Why do we need a watchdog timer to reset a product? If a piece of medical equipment
or other embedded equipment were to hang or get stuck it could present a threat
in an emergency. PC
application freezing up, such as a word processor, are
generally more benign. Watchdogs, or watchdog timers are frequently used in critical equipment to help monitor the correct
operation of the microcomputer chip. Watchdog timers are used in non-critical consumer
equipment also. Here they are designed in to provide the customer with a better product
experience. A PC could benefit from a watchdog timer in many dedicated applications,
but they are not generally used because the office applications that generally run
on the PC's are not designed to implement them and most office applications do not
require them.
Why would equipment operation freeze, hang or become erratic? Embedded equipment
can freeze or get stuck for a number of reasons. An electrostatic discharge may
cause this in equipment not specifically designed to resist such events. An electrostatic
discharge can occur when your rub your feet across a rug and touch a product in
dry weather. Moreover, it can occur around high voltage equipment. In general there has
been more and more pressure to put more circuitry in smaller packages. With the
smaller packages comes the difficulty of designed
products that are ESD resistant
thus the impetus to let a watchdog timer recover from the event rather than circumvent
it with an ESD resistant design.
Another event that may be of concern is inappropriate connections to equipment,
or data input that the equipment was not designed to handle. These can cause
the computer programs or other hardware in equipment with embedded processor to hang or freeze. Hardware
failures in the computer chip or system can also cause the microcontrollers in equipment
to malfunction or hang. A Watchdog timer may be able to reset the system out
of this problem or provide diagnostics.
Finally, programming errors or bugs can be 'caught'. The most difficult types of
bugs to catch are those that occur very infrequently and cause some catastrophic
problem like the product operation to freeze. A functioning watchdog timer may be able to reset out of such an event
without the customer even knowing that there was a problem.
This brings us to another issue with watchdog timers.
What happens after the watchdog timer detects that the microchip or other parts
of the product are not functioning
properly? These circuits are hardwired to first cause a system level reset. This
is to bring the system back to a known state. It is important for the whole system
to reset together so that all parts of the equipment are
always in 'sync'. After this reset the design of the equipment can proceed in two directions. Between these
two directions there are an infinite number
of possibilities. The two directions are:
- Stop the equipment.
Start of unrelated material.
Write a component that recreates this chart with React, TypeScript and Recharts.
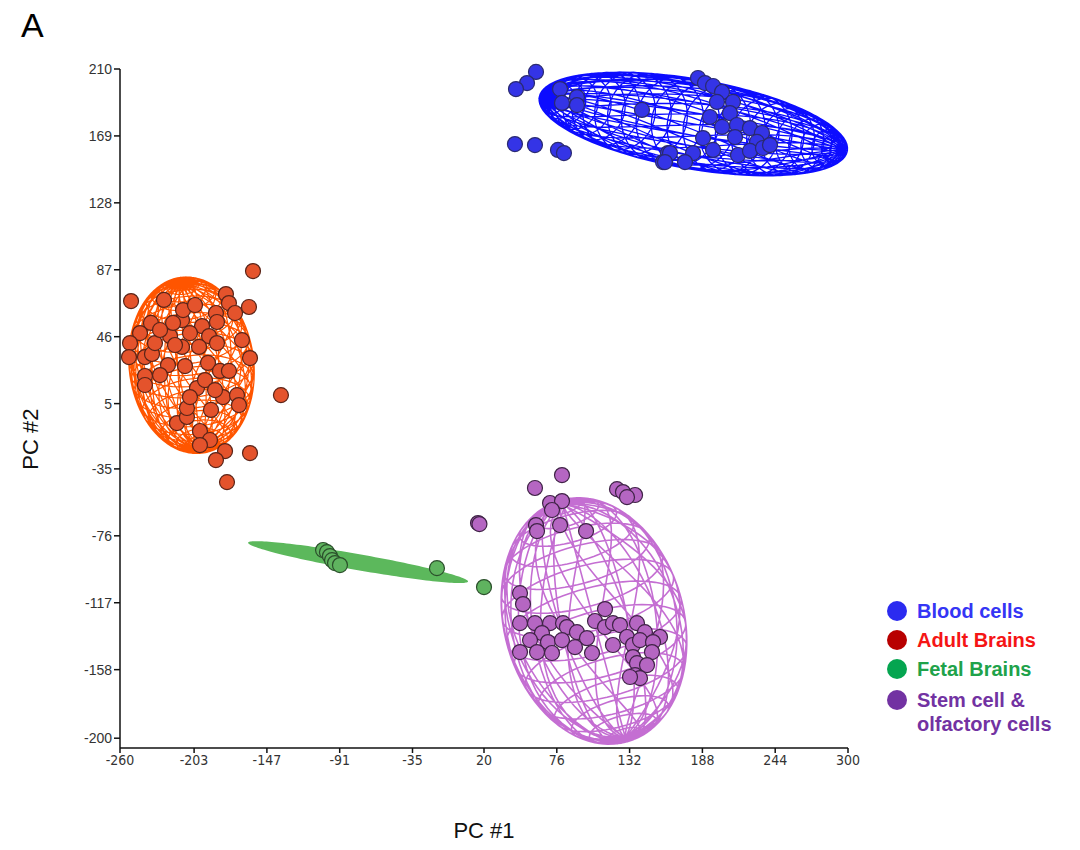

Something
bad happened. Possibly inform customer
equipment malfunctioning.
- Try to proceed as if nothing happened from where the equipment was before the watchdog
event. If designed for upfront, the customer may never know something different
even happened.
The exact system response to a watchdog, and choices, are dependant on the product
and applications. For instance in some products it may be critical that certain
tasks continue uninterrupted in the case of a watchdog event. Be aware that
it may not be
possible for a watchdog to resume operation in 100% of the products operating modes,
or it may not be economically feasible to even try. On the other hand, a properly
implemented watchdog function can be a strong selling point for a product. Although the consumer may not specifically care about a watchdog
circuit, they may understand the ensuing security and confidence that are
the product benefit if properly explained.
In many systems diagnostics are collected and stored by the computer to help
diagnose watchdog events. This is of benefit to the manufacturer in improving the product.
Important information to collect may be the subroutine or sub-program
the computer chip was running when the problem occurred, external levels, pressures,
and other collected data, internal voltages and the states of internal switches
and nodes. The time and date of the event may be collected and a history can even
be built. The data can be valuable in a redesign or for equipment forensics and liabilities.
Perhaps in your next design you will consider including a watchdog timer and properly
applying it to the chip and system. |